Canada, Turkey Unveil Monument to Fallen Diplomats
Canada and Turkey's foreign ministers unveiled a monument to fallen diplomats Thursday, a week after U.S. ambassador Chris Stevens was killed in Libya.
The monument in Ottawa stands on the very spot where a Turkish diplomat was assassinated on his way to work 30 years ago, allegedly by Armenian gunmen.
The still unsolved murder of colonel Atilla Altikat, a former military attache at the Turkish embassy, was one of more than a dozen killings of Turkish diplomats between 1977 and 1986 carried out in capitals around the world.
"Sadly, both Turkey and Canada have lost talented and distinguished diplomats through senseless acts of violence directed at our countries," Canada's Foreign Affairs Minister John Baird said in a statement.
"Recent events prove, tragically, that the dangers facing diplomats and public servants in foreign postings are still an unfortunate reality," he added in a nod to Stevens.
The metal and wood monument in the form of a cone, designed and built by a Turkish team led by sculptor Azimet Karaman, is intended also to restore good relations between Canada and Turkey after a row erupted in 2006 over Ottawa's recognition of what it terms the Armenian genocide a century ago.

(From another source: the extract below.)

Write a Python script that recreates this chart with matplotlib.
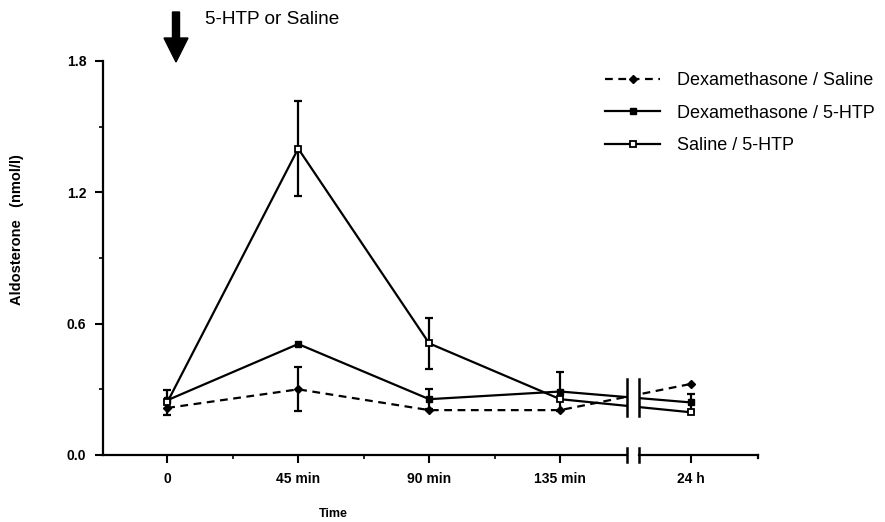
import numpy as np
import matplotlib
matplotlib.use("Agg")
import matplotlib.pyplot as plt
from matplotlib.patches import Rectangle, FancyArrow

plt.rcParams['font.family'] = ['Liberation Sans', 'DejaVu Sans']

# data
tick_labels = ["0", "45 min", "90 min", "135 min", "24 h"]
x_pos = [0, 1, 2, 3, 4]

dex_saline = [0.215, 0.30, 0.205, 0.205, 0.325]
dex_saline_err = [0.0, 0.10, 0.0, 0.0, 0.0]
dex_htp = [0.25, 0.507, 0.255, 0.29, 0.24]
dex_htp_err = [0.0, 0.0, 0.045, 0.09, 0.04]
sal_htp = [0.24, 1.40, 0.51, 0.255, 0.195]
sal_htp_err = [0.055, 0.215, 0.115, 0.0, 0.0]

fig = plt.figure(figsize=(8.85, 5.22), dpi=100)
ax = fig.add_axes([103/885, 1-455/522, (758-103)/885, (455-61)/522])

xlim = (-0.49, 4.51)
ax.set_xlim(*xlim)
ax.set_ylim(0, 1.8)

lw = 1.6
series = [
    (dex_saline, dex_saline_err, dict(ls=(0, (3.5, 2.5)), marker='D', ms=4.5, mfc='black', mec='black'), "Dexamethasone / Saline"),
    (dex_htp, dex_htp_err, dict(ls='-', marker='s', ms=4.5, mfc='black', mec='black'), "Dexamethasone / 5-HTP"),
    (sal_htp, sal_htp_err, dict(ls='-', marker='s', ms=5, mfc='white', mec='black', mew=1.3), "Saline / 5-HTP"),
]
handles = []
for vals, errs, st, lab in series:
    h, = ax.plot(x_pos, vals, color='black', lw=lw, label=lab, zorder=3, **st)
    handles.append(h)
    errs = np.asarray(errs)
    idx = np.where(errs > 0)[0]
    if len(idx):
        ax.errorbar(np.asarray(x_pos)[idx], np.asarray(vals)[idx], yerr=errs[idx],
                    fmt='none', ecolor='black', elinewidth=1.6, capsize=3.2, capthick=1.6, zorder=2)

# break
b1, b2 = 3.51, 3.60
ax.add_patch(Rectangle((b1, 0.02), b2-b1, 1.7, facecolor='white', edgecolor='none', zorder=4))
for bx in (b1, b2):
    ax.plot([bx, bx], [0.18, 0.345], color='black', lw=1.8, zorder=5)
    ax.plot([bx, bx], [-0.03, 0.03], color='black', lw=1.8, zorder=5, clip_on=False)

# spines
ax.spines['top'].set_visible(False)
ax.spines['right'].set_visible(False)
ax.spines['bottom'].set_visible(False)
ax.spines['left'].set_linewidth(1.6)
ax.plot([xlim[0], b1], [0, 0], color='black', lw=1.6, clip_on=False, zorder=5)
ax.plot([b2, xlim[1]], [0, 0], color='black', lw=1.6, clip_on=False, zorder=5)
ax.plot([xlim[1], xlim[1]], [0, -0.015], color='black', lw=1.6, clip_on=False, zorder=5)

ax.set_xticks(x_pos)
ax.set_xticklabels(tick_labels, fontsize=10, fontweight='bold')
ax.set_xticks([0.5, 1.5, 2.5], minor=True)
ax.set_yticks([0.0, 0.6, 1.2, 1.8])
ax.set_yticklabels(["0.0", "0.6", "1.2", "1.8"], fontsize=10, fontweight='bold')
ax.set_yticks([0.3, 0.9, 1.5], minor=True)
ax.tick_params(axis='both', which='major', direction='out', length=6, width=1.5, pad=6)
ax.tick_params(axis='both', which='minor', direction='out', length=3, width=1.2)

fig.text(17/885, 1-230/522, "Aldosterone   (nmol/l)", rotation=90, ha='center', va='center',
         fontsize=10.5, fontweight='bold')
fig.text(333/885, 1-514/522, "Time", ha='center', va='center', fontsize=9, fontweight='bold')

# arrow
arr = FancyArrow(176/885, 1-12/522, 0, -(50)/522, width=7/885, head_width=24/885,
                 head_length=24/522, length_includes_head=True, color='black',
                 transform=fig.transFigure)
fig.patches.append(arr)
fig.text(205/885, 1-20/522, "5-HTP or Saline", ha='left', va='center', fontsize=13.7)

leg = ax.legend(handles=handles, loc='upper left', bbox_to_anchor=(589/885, 1-56/522),
                bbox_transform=fig.transFigure, frameon=False, fontsize=13,
                handlelength=3.05, handletextpad=0.95, labelspacing=0.85)

fig.savefig("out.png", dpi=100)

Armenia and Turkey are at odds over whether the massacres and deportations of Armenians between 1915 and 1917 by their Ottoman rulers should be described as genocide, as recognized also by France and the European Parliament.
Armenia says the massacres and deportations left more than 1.5 million of its people dead, while Turkey puts the number up to 500,000 between 1915 and 1917, according to the Turkish Historical Society.
Turkey's Foreign Minister Ahmet Davutoglu is the first Turkish minister since 1998 to visit Canada, for the unveiling.
He commented that "history and politics don't mix," while affirming Turkey's willingness to review the World War I events with a view toward reconciliation, while at the same time denouncing the "politicizing of historical events."
Davutoglu also thanked Baird for his offer of Canadian aid for more than 100,000 Syrian refugees now in Turkey.
He called for a "psychological and cultural" change in the West to bring an end to what Turkish Prime Minister Recep Tayyip Erdogan this week described as "Islamophobia."
Erdogan was reacting to the U.S.-produced low-budget Internet video titled "Innocence of Muslims" that has sparked protests around the world.
Stevens and three other Americans were killed amid demonstrations in a four-hour attack on September 11 on the U.S. consulate in the eastern Libyan city of Benghazi.